4. About Mathematical Functions

Numerous numerically stable utility functions are available to prevent overflow and underflow during Automatic Differentiation (AD) calculations.

Link and Inverse Link Functions

Function	Description
`logit(x)`	Computes the logit transformation `log(x/(1-x))`.
`inv_logit(x)`	Computes the inverse logit (logistic) transformation `1/(1+exp(-x))`.

Functions for Numerical Stabilization

Function	Description
`log_sum_exp(x)`	Safely computes `log(sum(exp(x)))` using the log-sum-exp trick.
`log1p_exp(x)`	Stably computes `log(1 + exp(x))`.
`log1m_exp(x)`	Stably computes `log(1 - exp(x))` for `x < 0`.
`log_softmax(x)`	Computes the logarithm of the softmax function.
`fabs(x)`	A smoothed version of `abs(x)` that guarantees differentiability near zero.

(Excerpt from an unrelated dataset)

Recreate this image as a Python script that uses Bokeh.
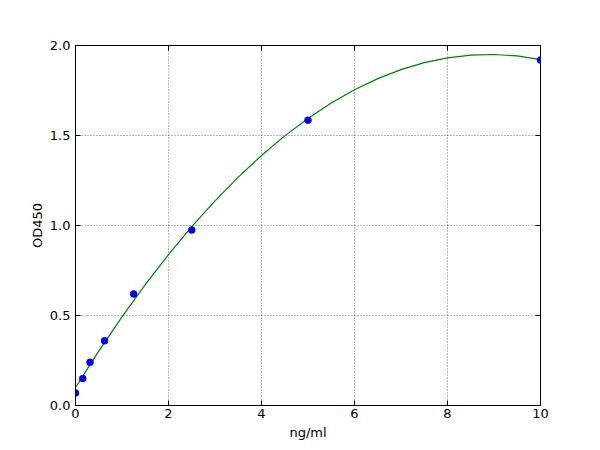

Matrix and Vector Transformations

These are useful when transforming an unconstrained vector into a matrix with a specific structure.

Function	Description
`centered(x)`	Transforms a vector of length K-1 into a vector of length K that sums to zero.
`to_lower_tri(x, M, D)`	Creates an M x D lower triangular matrix from the vector `x`.
`to_centered_matrix(x, R, C)`	Creates an R x C matrix where the sum of each column is zero.
`to_centered_tri(x, R, C)`	Creates a matrix with lower triangular elements whose column sums are zero, used for identification constraints in factor analysis.

Linear Algebra for AD

Function	Description
`log_det_chol(L)`	Computes the log-determinant of a covariance matrix from its Cholesky factor `L`.
`quad_form_chol(x, L)`	Computes a quadratic form using the Cholesky factor `L`.
`distance(x, y)`	Computes the Euclidean distance between two vectors, adding a small epsilon for numerical stability.

Conclusion

Rather than writing a complex model from the beginning, it’s better to start estimating with simple models first. The error messages are still under development, and we plan to make them more user-friendly in the future.